The electrification of the US transportation sector is an unprecedented challenge and collaboration will be critical to meet future EV needs.
By James Foster August 6, 2024 Read time: 3 mins
The utility sector already needs to begin planning today for the transportation loads expected over the next 5-10 years - Britta Gross. Photo: EPRI

That was the testimony last week of EPRI Director of Transportation Britta Gross before the US Senate Budget Committee.

The US government has a goal that half of new vehicle sales will be electric by 2030. To date, the 5.2 million EVs on US roads today have added approximately 18 terawatt-hours of energy demand —largely unnoticed, Gross explained. "If the appropriate investments are enabled, the grid can support this transition," she said.

Last year, EPRI (Electric Power Research Institute) launched EVs2Scale2030, a three-year initiative including energy companies, fleet operators, auto and truck manufacturers, and charging providers, in coordination with federal agencies and national labs, to accelerate the grid interconnection of EV charging infrastructure.

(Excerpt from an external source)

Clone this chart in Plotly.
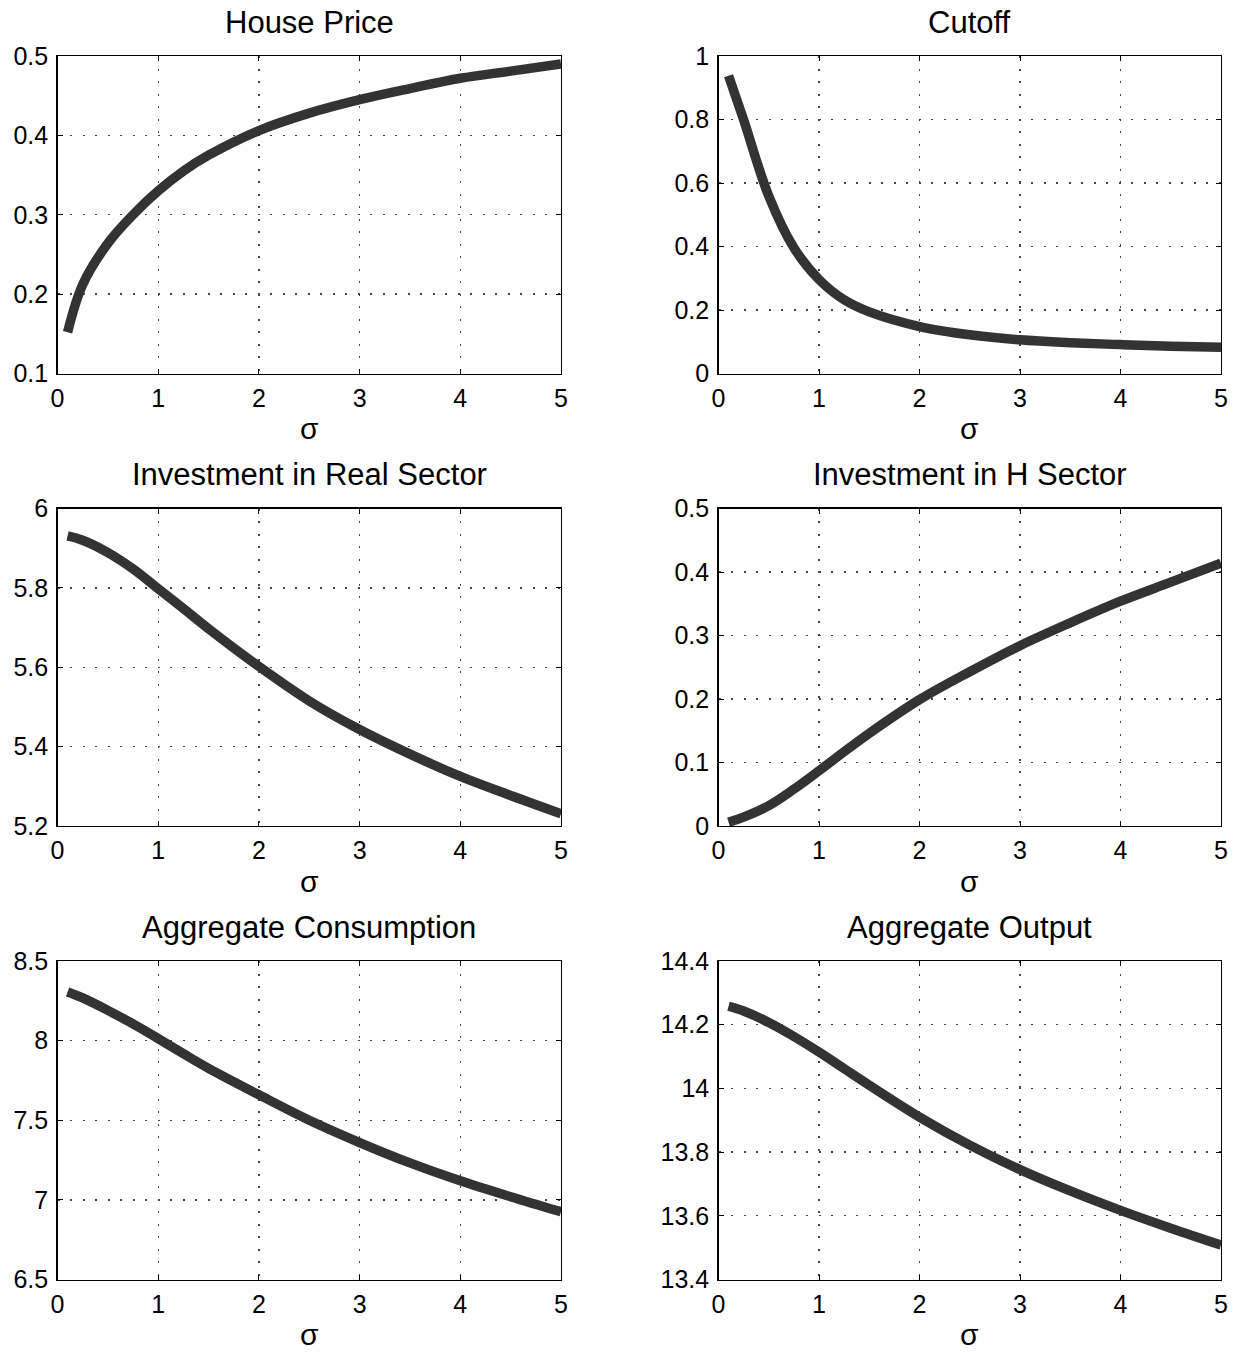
import plotly.graph_objects as go

W, H = 1238, 1352

sigma_a = [0.1, 0.25, 0.5, 0.75, 1.0, 1.25, 1.5, 2.0, 2.5, 3.0, 3.5, 4.0, 4.5, 5.0]
house_price = [0.152, 0.212, 0.264, 0.300, 0.330, 0.355, 0.375, 0.406, 0.428, 0.445, 0.459, 0.472, 0.481, 0.490]

sigma_b = [0.1, 0.25, 0.5, 0.75, 1.0, 1.25, 1.5, 2.0, 2.5, 3.0, 3.5, 4.0, 4.5, 5.0]
cutoff = [0.938, 0.799, 0.559, 0.396, 0.296, 0.232, 0.194, 0.148, 0.122, 0.106, 0.097, 0.091, 0.086, 0.083]

sigma = [0.1, 0.25, 0.5, 0.75, 1.0, 1.25, 1.5, 2.0, 2.5, 3.0, 3.5, 4.0, 4.5, 5.0]
inv_real = [5.931, 5.920, 5.889, 5.848, 5.798, 5.748, 5.697, 5.602, 5.515, 5.443, 5.381, 5.325, 5.277, 5.231]
inv_h = [0.006, 0.014, 0.032, 0.058, 0.087, 0.117, 0.146, 0.199, 0.243, 0.284, 0.320, 0.354, 0.384, 0.414]
agg_cons = [8.305, 8.268, 8.190, 8.105, 8.013, 7.918, 7.826, 7.660, 7.500, 7.360, 7.232, 7.120, 7.020, 6.925]
agg_out = [14.258, 14.243, 14.207, 14.163, 14.114, 14.062, 14.010, 13.910, 13.822, 13.745, 13.678, 13.617, 13.561, 13.508]

titles = ["House Price", "Cutoff", "Investment in Real Sector", "Investment in H Sector",
          "Aggregate Consumption", "Aggregate Output"]
xs = [sigma_a, sigma_b, sigma, sigma, sigma, sigma]
series = [house_price, cutoff, inv_real, inv_h, agg_cons, agg_out]
y_ranges = [[0.1, 0.5], [0, 1], [5.2, 6], [0, 0.5], [6.5, 8.5], [13.4, 14.4]]
y_ticks = [
    [0.1, 0.2, 0.3, 0.4, 0.5],
    [0, 0.2, 0.4, 0.6, 0.8, 1],
    [5.2, 5.4, 5.6, 5.8, 6],
    [0, 0.1, 0.2, 0.3, 0.4, 0.5],
    [6.5, 7, 7.5, 8, 8.5],
    [13.4, 13.6, 13.8, 14, 14.2, 14.4],
]
y_ticktext = [
    ["0.1", "0.2", "0.3", "0.4", "0.5"],
    ["0", "0.2", "0.4", "0.6", "0.8", "1"],
    ["5.2", "5.4", "5.6", "5.8", "6"],
    ["0", "0.1", "0.2", "0.3", "0.4", "0.5"],
    ["6.5", "7", "7.5", "8", "8.5"],
    ["13.4", "13.6", "13.8", "14", "14.2", "14.4"],
]
x_ticks = [0, 1, 2, 3, 4, 5]
x_label = "σ"

# pixel layout (window coordinates; body margin is removed below)
cols = [(57.5, 561), (718.5, 1221)]
rows = [(56, 373.5), (508.5, 826), (961, 1279.5)]

fig = go.Figure()
FONT = "Liberation Sans, Arial, Helvetica, sans-serif"
annotations = []
for i in range(6):
    r, c = divmod(i, 2)
    x0, x1 = cols[c]
    y0, y1 = rows[r]
    xa = "xaxis" if i == 0 else f"xaxis{i+1}"
    ya = "yaxis" if i == 0 else f"yaxis{i+1}"
    xref = "x" if i == 0 else f"x{i+1}"
    yref = "y" if i == 0 else f"y{i+1}"
    fig.add_trace(go.Scatter(x=xs[i], y=series[i], mode="lines",
                             line=dict(color="#333333", width=9.5, shape="spline", smoothing=1.0),
                             xaxis=xref, yaxis=yref, showlegend=False, hoverinfo="skip"))
    common = dict(showline=True, linecolor="black", linewidth=1.3, mirror="ticks",
                  ticks="inside", ticklen=5, tickcolor="black", tickwidth=1,
                  showgrid=True, gridcolor="#444444", gridwidth=1.3, griddash="2px,10.5px",
                  zeroline=False, automargin=False,
                  tickfont=dict(family=FONT, size=25, color="black"))
    fig.layout[xa] = dict(domain=[x0 / W, x1 / W], range=[0, 5], tickvals=x_ticks,
                          anchor=yref, ticklabelstandoff=2, **common)
    fig.layout[ya] = dict(domain=[1 - y1 / H, 1 - y0 / H], range=y_ranges[i],
                          tickvals=y_ticks[i], ticktext=y_ticktext[i],
                          anchor=xref, ticklabelstandoff=3, **common)
    xc = (x0 + x1) / 2 / W
    annotations.append(dict(text=titles[i], x=xc, y=1 - (y0 - 34) / H, xref="paper", yref="paper",
                            showarrow=False, xanchor="center", yanchor="middle", borderpad=0,
                            font=dict(family=FONT, size=31, color="black")))
    annotations.append(dict(text=x_label, x=xc, y=1 - (y1 + 72.5) / H, xref="paper", yref="paper",
                            showarrow=False, xanchor="center", yanchor="bottom", borderpad=0,
                            font=dict(family=FONT, size=30, color="black")))

fig.update_layout(width=W, height=H, margin=dict(l=0, r=0, t=0, b=0, autoexpand=False),
                  template="none",
                  paper_bgcolor="white", plot_bgcolor="white", annotations=annotations)
fig.write_html("out.html", config={"displayModeBar": False, "staticPlot": True},
               post_script="document.body.style.margin='0';document.body.style.padding='0';")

As Gross explained to the committee, there are several challenges to greater EV infrastructure integration implementation. One of these is timing. While a fleet operator today can order a dozen heavy-duty electric trucks for delivery in four to six months, the time it takes to bring additional power to that site to serve vehicle charging could range from 18 months to several years if grid upgrades are needed. "This longer lead time for the grid upgrades means the utility sector already needs to begin planning today for the transportation loads expected over the next 5-10 years," she said.

Another major challenge involves market complexity.  As Gross explained, there are over 3,000 utilities (including investor-owned utilities, public/municipal utilities, and rural cooperatives) and tens of thousands of fleet operators who have seldom had to deal with electric utilities. This means a fleet operator or a charging property developer with hundreds of sites nationwide has to be able to identify the right utility to begin planning efforts and then figure out how to apply for service when utilities all use different processes, application forms, differing questions, and different levels of detail required in their applications.

EPRI's publicly available eRoadMAP tool provides a visualisation of when and where EV loads are expected on the grid at the distribution feeder level, which allows key industry stakeholders the ability to prioritise and plan years ahead for grid investments. To help address market complexity, EPRI is also developing an online data exchange platform — GridFAST — that customers with transportation projects can use to automate the process of identifying and connecting with utilities to begin early project planning and apply for service through a common service application form. The platform is expected to be available by the end of this year.

"To address these transportation-specific challenges and pain points, key industries have to work together with utilities in unprecedented ways to share their electrification plans earlier with utilities – and utility regulators – so that there is advance knowledge of where and when loads will show up on the distribution system. This is critical for investment planning and accelerating grid interconnections for customers, while utilities also balance the need to ensure they continue to provide reliable electrical service to the broader public across all loads," Gross concluded.